Using PHP seems to me to be inefficient on two fundamental levels, based on my understanding of The Pragmatic Programmer:

Domain Langauge. The Pragmatic Programmer suggests that subsets of a language should be used, or wholly new mini-languages developed, that speak to the domain at hand. As an example, you might want to use a sharp tool to open a can; an axe would be overkill, but a knife might work nicely. Using PHP to describe a template is like using an axe to open a can; it'll do the job, but it may also make a mess of it all, simply because it's too much sharp edge for the job.
Metadata. Metadata is data about data; to my thinking, templates describe the data they are communicating; the compiled template actually contains the data. In this regard, again, putting PHP into the script is overkill as doing so gives more than just some hints as to what the data is.

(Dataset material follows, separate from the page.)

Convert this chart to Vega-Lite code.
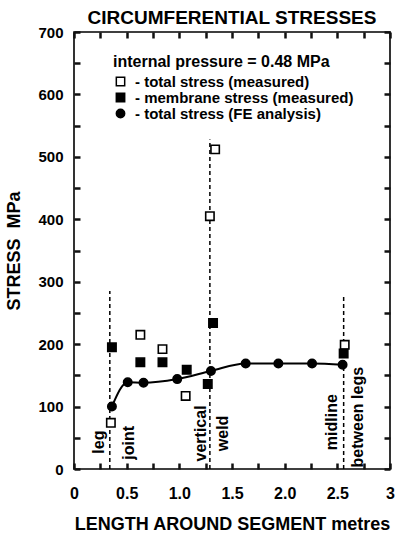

The author of the article also makes a case for teaching web designers PHP — that the language is sufficiently easy to pick up that they typically will be able to learn it as easily, if not more easily, than a template language. I agree to a degree… But my experience has shown that web designers typically struggle with HTML, let alone PHP. (Note: my experience in this regard is not huge, and I'm sure that this is an exaggeration.) I find that it's typically easiest for me to give an example template, explain what the funny, non-HTML stuff can do, and let them go from there. Using this approach, they do not need to learn anything new — they simply work with placeholders.

Still, I think the author raises some fine points. I wish he'd bothered to do more research into why people choose template engines and the benefits that arise from using them before simply outright slamming them. Of course, the article is also a bit dated; it was written over two years ago, and much has changed in the world of PHP and many of its template engines. I'm curious as to whether they would feel the same way today.

Me? My mind is made up — the benefits, in my circumstances, far outweigh any costs associated. I'll be using template engines, and Smarty in particular, for years to come.